What you get with a general admission ticket to The Cookoff is cafeteria-grade barbecue, the kind of stuff that any Texan should be ashamed to serve to visitors -- let alone fellow Texans. I say this with a lot of love for the Houston Livestock Show & Rodeo: It provided me with my first job out of college and nearly a lifetime's worth of pleasant memories both before and after that.

But if it were up to me, I'd nominate the non-tent, non-cookoff-team barbecue at the World's Championship Bar-B-Que Contest as the worst in Houston. Luckily for the Rodeo, it doesn't serve that barbecue all year round -- only through Cookoff.

However, there are plenty of other offenders throughout Houston serving some truly despicable barbecue. And we want your help finding them.

What in the...? Are they just barbecuing bacon strips?
What in the...? Are they just barbecuing bacon strips?

Last month, Gawker issued a call for its readers to help them find the worst hamburger in New York City. "There are a lot of bad hamburgers in New York City," wrote Gawker's Max Read, "and we mean to try them all."

Well, to quote local barbecue expert J.C. Reid: "Houston barbecue sucks."

It's a sentiment with which I agree, with only a few notable exceptions.

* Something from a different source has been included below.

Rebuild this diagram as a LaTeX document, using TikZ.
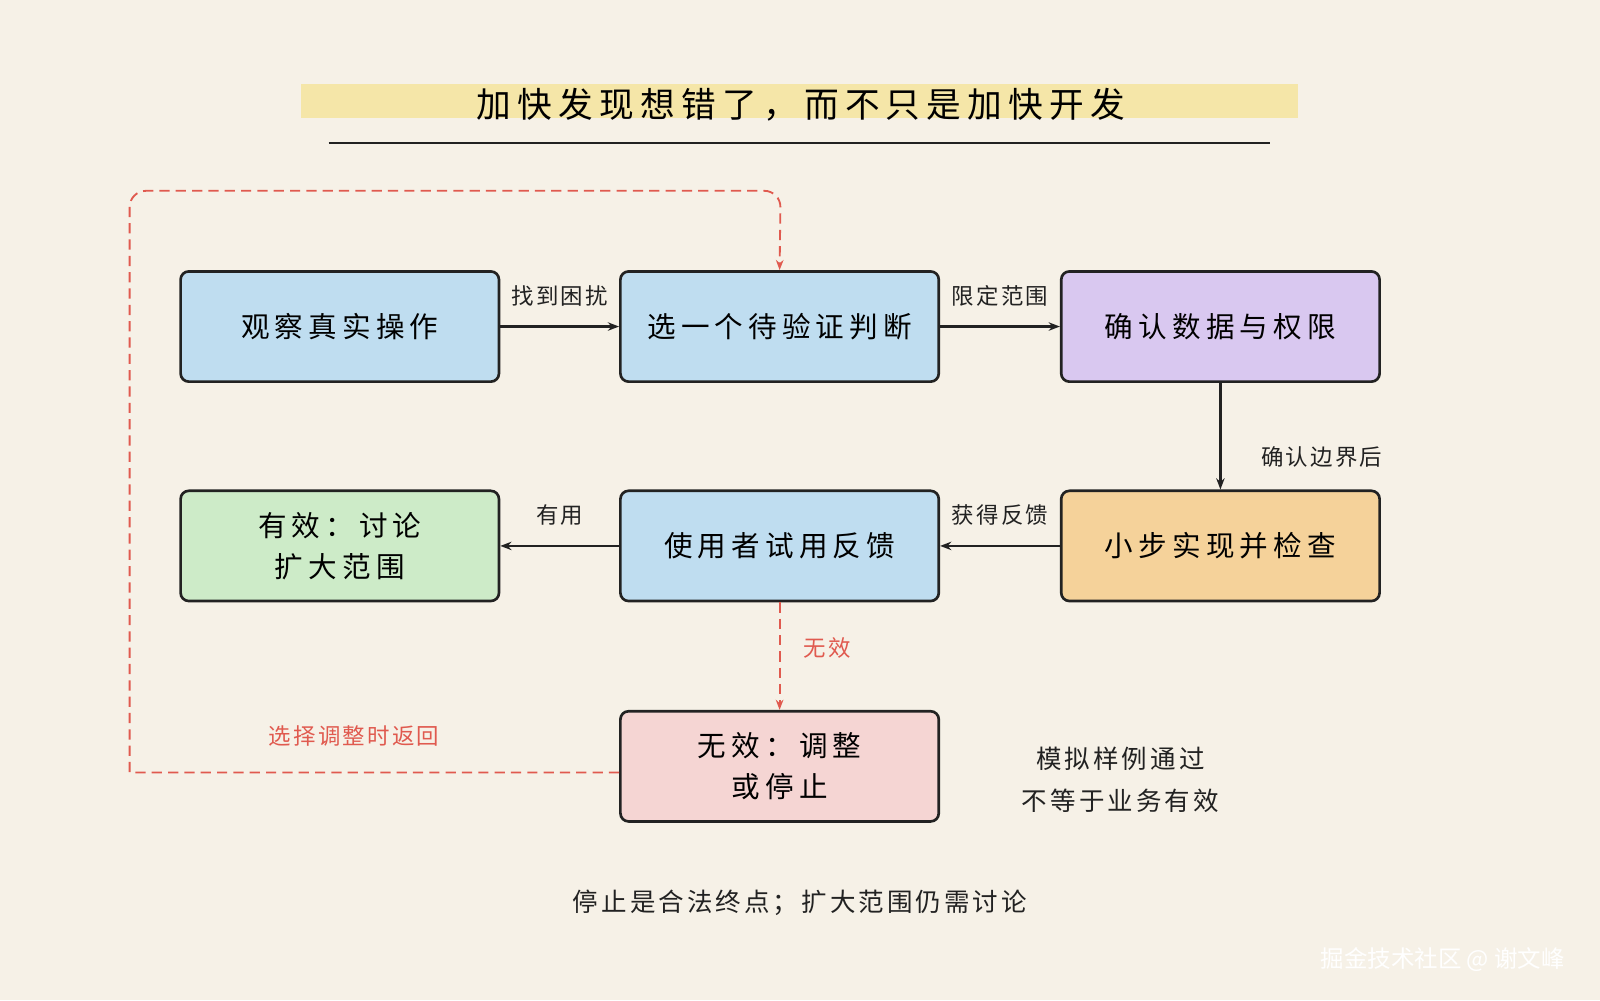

And we here at EOW intend to try the really bad stuff so we can warn people away from the bad and steer them instead toward only the truly good barbecue, the stuff we can be proud to call Texas 'cue.

As with Gawker's call, we have a few of our own ground rules:

  • List the full name and address of the barbecue baddies in question
  • Tell us exactly what makes the barbecue there so bad (this goes to a question we'll hopefully address later: What exactly is Texas barbecue as defined from a Houston perspective?)
  • We're not burning anyone in effigy here; there's no need to be slanderous or over-the-top in your description of the 'cue, so keep it simple and to-the-point
  • Make sure this is a barbecue restaurant we can actually try; no church potlucks or tailgating teams

At the end of the week, we'll round up the suggestions into a poll. Next Monday, we'll have our readers vote on the five worst barbecue restaurants for our panel of experts to try. And by the end of this month, we hope to have an answer to the question: Where is the worst barbecue in Houston?